**WHAT THE EXERCISE ASKS**.
Extract, in full, the lines below, beginning at the first and ending with the line that contains "plt.rcParams['font.family'] = ['Liberation". Pictures do not belong in the copy.

**RAW DATA**.
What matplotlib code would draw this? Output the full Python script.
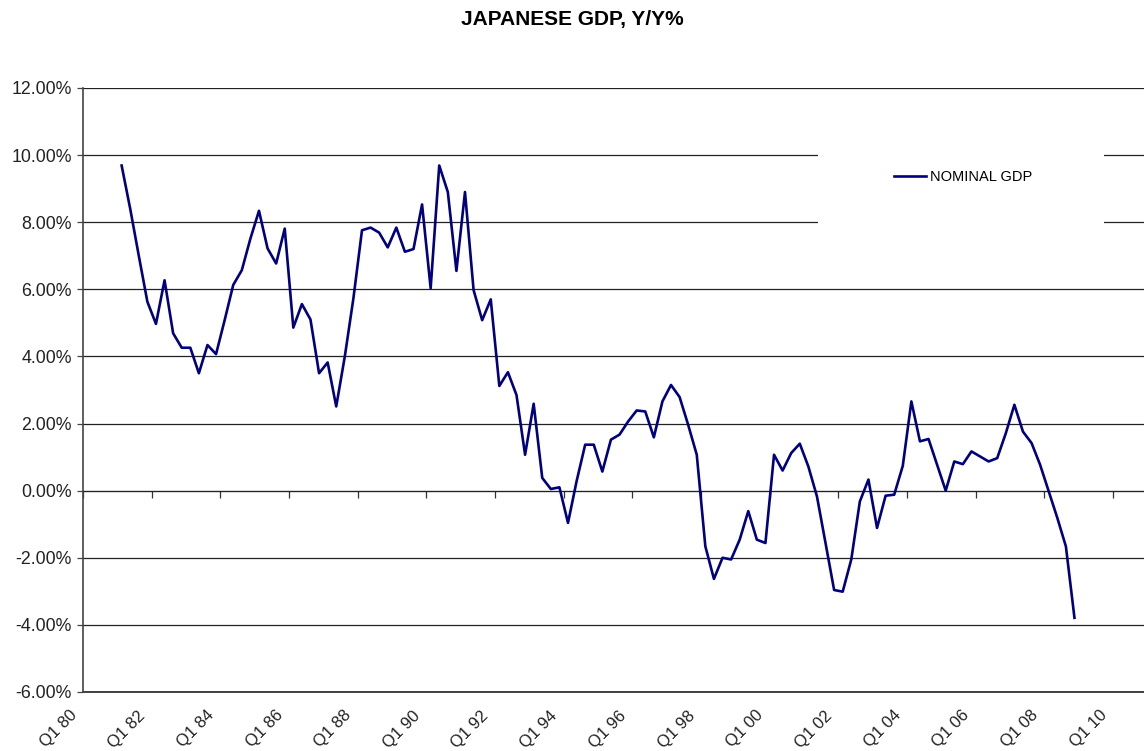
import matplotlib
matplotlib.use("Agg")
import matplotlib.pyplot as plt
from matplotlib.patches import Rectangle
from matplotlib.transforms import ScaledTranslation

plt.rcParams['font.family'] = ['Liberation Sans', 'DejaVu Sans']

# quarters counted from Q1 80 (index 0); data runs Q1 81 .. Q4 08
first_quarter = 4
nominal_gdp = [
    9.69, 8.40, 7.00, 5.63, 4.97, 6.27, 4.69, 4.26,   # 81-82
    4.26, 3.50, 4.34, 4.07, 5.08, 6.13, 6.57, 7.51,   # 83-84
    8.34, 7.22, 6.77, 7.81, 4.86, 5.56, 5.10, 3.50,   # 85-86
    3.82, 2.51, 4.00, 5.73, 7.76, 7.84, 7.69, 7.25,   # 87-88
    7.84, 7.12, 7.20, 8.53, 6.03, 9.69, 8.90, 6.55,   # 89-90
    8.90, 5.98, 5.08, 5.70, 3.12, 3.53, 2.85, 1.07,   # 91-92
    2.59, 0.38, 0.05, 0.10, -0.96, 0.28, 1.37, 1.37,  # 93-94
    0.57, 1.52, 1.67, 2.06, 2.39, 2.36, 1.59, 2.66,   # 95-96
    3.15, 2.79, 1.96, 1.07, -1.66, -2.63, -2.00, -2.05,  # 97-98
    -1.46, -0.61, -1.46, -1.56, 1.07, 0.60, 1.12, 1.40,  # 99-00
    0.72, -0.17, -1.56, -2.96, -3.01, -2.05, -0.32, 0.33,  # 01-02
    -1.11, -0.15, -0.12, 0.74, 2.66, 1.47, 1.54, 0.77,  # 03-04
    0.00, 0.87, 0.79, 1.17, 1.02, 0.87, 0.97, 1.71,   # 05-06
    2.56, 1.76, 1.42, 0.77, -0.02, -0.81, -1.66, -3.79,  # 07-08
]
tick_labels = ["Q1 80", "Q1 82", "Q1 84", "Q1 86", "Q1 88", "Q1 90", "Q1 92", "Q1 94",
               "Q1 96", "Q1 98", "Q1 00", "Q1 02", "Q1 04", "Q1 06", "Q1 08", "Q1 10"]
y_ticks = [-6, -4, -2, 0, 2, 4, 6, 8, 10, 12]

fig = plt.figure(figsize=(11.44, 7.51), dpi=100)
ax = fig.add_axes([83 / 1144, 1 - 692 / 751, 1061 / 1144, (692 - 88) / 751])

x = [first_quarter + k + 0.5 for k in range(len(nominal_gdp))]
ax.plot(x, nominal_gdp, color='#000080', lw=1.9, label='NOMINAL GDP', zorder=3)

ax.set_xlim(0, 123.6)
ax.set_ylim(-6, 12)
ax.set_yticks(y_ticks)
ax.set_yticklabels(["%.2f%%" % v for v in y_ticks], fontsize=12.8, color='#222222')
ax.yaxis.grid(True, color='#222222', lw=0.9)
ax.axhline(-6, color='#222222', lw=1.2, clip_on=False)
ax.set_axisbelow(True)
ax.tick_params(axis='y', length=4, width=0.9, color='#444444', pad=4)

# category axis crosses at zero with tick marks, labels at the bottom
tick_pos = [8 * k for k in range(len(tick_labels))]
ax.spines['bottom'].set_position(('data', 0))
ax.spines['bottom'].set_color('#222222')
ax.set_xticks(tick_pos)
ax.tick_params(axis='x', direction='out', length=5, width=0.9, color='#333333', labelbottom=False)
for s in ['top', 'right']:
    ax.spines[s].set_visible(False)
ax.spines['left'].set_color('#444444')
ax.spines['left'].set_linewidth(1.2)

sec = ax.secondary_xaxis(0.0)
sec.set_xticks(tick_pos)
sec.set_xticklabels(tick_labels, rotation=45, ha='right', rotation_mode='anchor',
                    fontsize=12, color='#222222')
sec.tick_params(length=0, pad=10)
sec.spines['bottom'].set_visible(False)
shift = ScaledTranslation(-14 / 100, -2 / 100, fig.dpi_scale_trans)
for lbl in sec.get_xticklabels():
    lbl.set_transform(lbl.get_transform() + shift)

# white legend area covering the gridlines
ax.add_patch(Rectangle((818 / 1144, 1 - 232 / 751), (1104 - 818) / 1144, 100 / 751,
                       transform=fig.transFigure, facecolor='white', edgecolor='none',
                       zorder=2))
leg = ax.legend(loc='center', bbox_to_anchor=(963 / 1144, 1 - 177 / 751),
                bbox_transform=fig.transFigure, frameon=False, fontsize=10.5,
                handlelength=2.2, handletextpad=0.3)
leg.set_zorder(5)

fig.suptitle('JAPANESE GDP, Y/Y%', fontsize=15, fontweight='bold', y=1 - 20 / 751, va='center')

fig.savefig('out.png', dpi=100)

**EXERCISE SOLUTION**.
What matplotlib code would draw this? Output the full Python script.
import matplotlib
matplotlib.use("Agg")
import matplotlib.pyplot as plt
from matplotlib.patches import Rectangle
from matplotlib.transforms import ScaledTranslation

plt.rcParams['font.family'] = ['Liberation Sans', 'DejaVu Sans']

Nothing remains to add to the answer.